Records with drawing code:
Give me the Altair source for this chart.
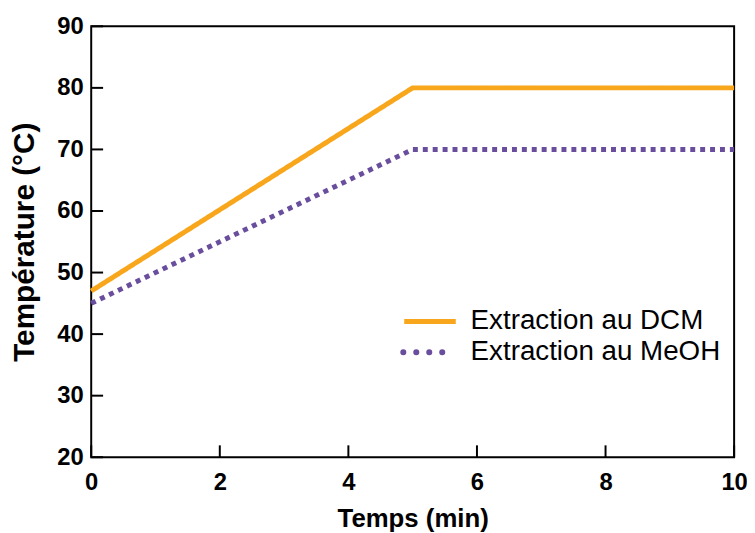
import altair as alt
import pandas as pd

# Data
time_min = [0, 5, 10]
dcm_temp = [47, 80, 80]
meoh_temp = [45, 70, 70]
series_names = ["Extraction au DCM", "Extraction au MeOH"]
series_colors = ["#F8A61C", "#6A4E9E"]
x_ticks = [0, 2, 4, 6, 8, 10]
y_ticks = [20, 30, 40, 50, 60, 70, 80, 90]

rows = []
for t, v in zip(time_min, dcm_temp):
    rows.append({"t": t, "temp": v, "serie": series_names[0]})
for t, v in zip(time_min, meoh_temp):
    rows.append({"t": t, "temp": v, "serie": series_names[1]})
df = pd.DataFrame(rows)

W, H = 649, 435
FONT = "Liberation Sans"

xscale = alt.Scale(domain=[0, 10], nice=False, zero=False)
yscale = alt.Scale(domain=[20, 90], nice=False, zero=False)

xaxis = alt.Axis(values=x_ticks, ticks=False, domain=False, grid=False,
                 labelFlush=False, labelOverlap=False,
                 labelFontSize=24, labelFontWeight="bold", labelFont=FONT,
                 labelColor="black", labelPadding=14,
                 titleFontSize=26, titleFontWeight="bold", titleFont=FONT,
                 titleColor="black", titlePadding=11)
yaxis = alt.Axis(values=y_ticks, ticks=False, domain=False, grid=False,
                 labelFlush=False, labelOverlap=False,
                 labelFontSize=24, labelFontWeight="bold", labelFont=FONT,
                 labelColor="black", labelPadding=8,
                 titleFontSize=30, titleFontWeight="bold", titleFont=FONT,
                 titleColor="black", titlePadding=18)

lines = alt.Chart(df).mark_line(strokeWidth=5, strokeCap="butt").encode(
    x=alt.X("t:Q", scale=xscale, title="Temps (min)", axis=xaxis),
    y=alt.Y("temp:Q", scale=yscale, title="Température (°C)", axis=yaxis),
    color=alt.Color("serie:N", legend=None,
                    scale=alt.Scale(domain=series_names, range=series_colors)),
    strokeDash=alt.StrokeDash("serie:N", legend=None,
                              scale=alt.Scale(domain=series_names, range=[[1, 0], [5, 5]])),
)

xt = alt.Chart(pd.DataFrame({"t": x_ticks})).mark_rule(color="black", strokeWidth=2).encode(
    x=alt.X("t:Q", scale=xscale, title="Temps (min)", axis=xaxis),
    y=alt.value(H), y2=alt.value(H - 12),
)
yt = alt.Chart(pd.DataFrame({"temp": y_ticks})).mark_rule(color="black", strokeWidth=2).encode(
    y=alt.Y("temp:Q", scale=yscale, title="Température (°C)", axis=yaxis),
    x=alt.value(0), x2=alt.value(12),
)

# Legend (drawn inside the plot area, as in the reference)
LX, LY, LROW = 316, 298, 31
leg_dcm_sym = alt.Chart(pd.DataFrame({"s": [series_names[0]]})).mark_rule(
    color=series_colors[0], strokeWidth=5, strokeCap="butt"
).encode(x=alt.value(LX), x2=alt.value(LX + 52), y=alt.value(LY))
leg_meoh_sym = alt.Chart(pd.DataFrame({"s": [series_names[1]]})).mark_rule(
    color=series_colors[1], strokeWidth=6, strokeCap="round", strokeDash=[0.1, 13]
).encode(x=alt.value(LX - 1), x2=alt.value(LX + 50), y=alt.value(LY + LROW))
leg_dcm_txt = alt.Chart(pd.DataFrame({"s": [series_names[0]]})).mark_text(
    align="left", baseline="middle", font=FONT, fontSize=28, color="black"
).encode(text="s:N", x=alt.value(LX + 67), y=alt.value(LY))
leg_meoh_txt = alt.Chart(pd.DataFrame({"s": [series_names[1]]})).mark_text(
    align="left", baseline="middle", font=FONT, fontSize=28, color="black"
).encode(text="s:N", x=alt.value(LX + 67), y=alt.value(LY + LROW))

chart = alt.layer(lines, xt, yt, leg_dcm_sym, leg_meoh_sym, leg_dcm_txt, leg_meoh_txt).properties(
    width=W, height=H,
    background="white",
    autosize=alt.AutoSizeParams(type="none"),
    padding={"left": 84, "top": 16, "right": 13, "bottom": 74},
).configure_view(
    stroke="black", strokeWidth=2
)

chart.save("out.html", embed_options={"renderer": "svg", "actions": False})
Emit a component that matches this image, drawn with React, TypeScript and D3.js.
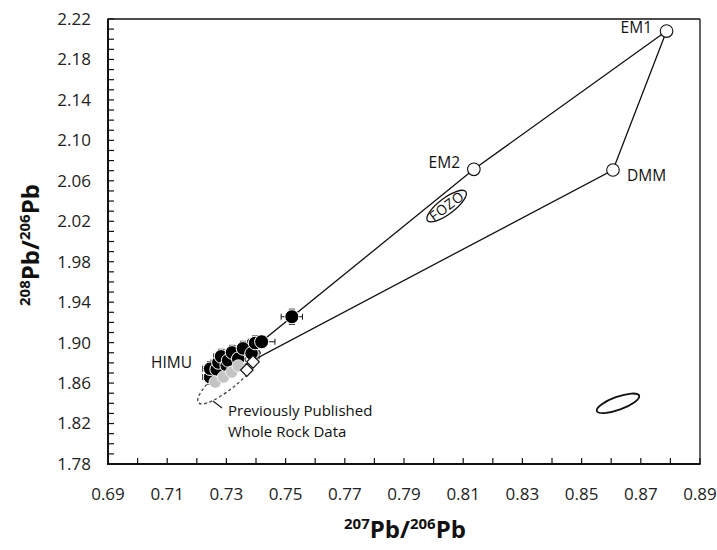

▶ [Short exercise]: Transcribe the whole listing exactly. Pictures are excluded.

▶ [Task output]:
Give me the Altair source for this chart.
import altair as alt
import pandas as pd

# Data
time_min = [0, 5, 10]
dcm_temp = [47, 80, 80]
meoh_temp = [45, 70, 70]
series_names = ["Extraction au DCM", "Extraction au MeOH"]
series_colors = ["#F8A61C", "#6A4E9E"]
x_ticks = [0, 2, 4, 6, 8, 10]
y_ticks = [20, 30, 40, 50, 60, 70, 80, 90]

rows = []
for t, v in zip(time_min, dcm_temp):
    rows.append({"t": t, "temp": v, "serie": series_names[0]})
for t, v in zip(time_min, meoh_temp):
    rows.append({"t": t, "temp": v, "serie": series_names[1]})
df = pd.DataFrame(rows)

W, H = 649, 435
FONT = "Liberation Sans"

xscale = alt.Scale(domain=[0, 10], nice=False, zero=False)
yscale = alt.Scale(domain=[20, 90], nice=False, zero=False)

xaxis = alt.Axis(values=x_ticks, ticks=False, domain=False, grid=False,
                 labelFlush=False, labelOverlap=False,
                 labelFontSize=24, labelFontWeight="bold", labelFont=FONT,
                 labelColor="black", labelPadding=14,
                 titleFontSize=26, titleFontWeight="bold", titleFont=FONT,
                 titleColor="black", titlePadding=11)
yaxis = alt.Axis(values=y_ticks, ticks=False, domain=False, grid=False,
                 labelFlush=False, labelOverlap=False,
                 labelFontSize=24, labelFontWeight="bold", labelFont=FONT,
                 labelColor="black", labelPadding=8,
                 titleFontSize=30, titleFontWeight="bold", titleFont=FONT,
                 titleColor="black", titlePadding=18)

lines = alt.Chart(df).mark_line(strokeWidth=5, strokeCap="butt").encode(
    x=alt.X("t:Q", scale=xscale, title="Temps (min)", axis=xaxis),
    y=alt.Y("temp:Q", scale=yscale, title="Température (°C)", axis=yaxis),
    color=alt.Color("serie:N", legend=None,
                    scale=alt.Scale(domain=series_names, range=series_colors)),
    strokeDash=alt.StrokeDash("serie:N", legend=None,
                              scale=alt.Scale(domain=series_names, range=[[1, 0], [5, 5]])),
)

xt = alt.Chart(pd.DataFrame({"t": x_ticks})).mark_rule(color="black", strokeWidth=2).encode(
    x=alt.X("t:Q", scale=xscale, title="Temps (min)", axis=xaxis),
    y=alt.value(H), y2=alt.value(H - 12),
)
yt = alt.Chart(pd.DataFrame({"temp": y_ticks})).mark_rule(color="black", strokeWidth=2).encode(
    y=alt.Y("temp:Q", scale=yscale, title="Température (°C)", axis=yaxis),
    x=alt.value(0), x2=alt.value(12),
)

# Legend (drawn inside the plot area, as in the reference)
LX, LY, LROW = 316, 298, 31
leg_dcm_sym = alt.Chart(pd.DataFrame({"s": [series_names[0]]})).mark_rule(
    color=series_colors[0], strokeWidth=5, strokeCap="butt"
).encode(x=alt.value(LX), x2=alt.value(LX + 52), y=alt.value(LY))
leg_meoh_sym = alt.Chart(pd.DataFrame({"s": [series_names[1]]})).mark_rule(
    color=series_colors[1], strokeWidth=6, strokeCap="round", strokeDash=[0.1, 13]
).encode(x=alt.value(LX - 1), x2=alt.value(LX + 50), y=alt.value(LY + LROW))
leg_dcm_txt = alt.Chart(pd.DataFrame({"s": [series_names[0]]})).mark_text(
    align="left", baseline="middle", font=FONT, fontSize=28, color="black"
).encode(text="s:N", x=alt.value(LX + 67), y=alt.value(LY))
leg_meoh_txt = alt.Chart(pd.DataFrame({"s": [series_names[1]]})).mark_text(
    align="left", baseline="middle", font=FONT, fontSize=28, color="black"
).encode(text="s:N", x=alt.value(LX + 67), y=alt.value(LY + LROW))

chart = alt.layer(lines, xt, yt, leg_dcm_sym, leg_meoh_sym, leg_dcm_txt, leg_meoh_txt).properties(
    width=W, height=H,
    background="white",
    autosize=alt.AutoSizeParams(type="none"),
    padding={"left": 84, "top": 16, "right": 13, "bottom": 74},
).configure_view(
    stroke="black", strokeWidth=2
)

chart.save("out.html", embed_options={"renderer": "svg", "actions": False})
Emit a component that matches this image, drawn with React, TypeScript and D3.js.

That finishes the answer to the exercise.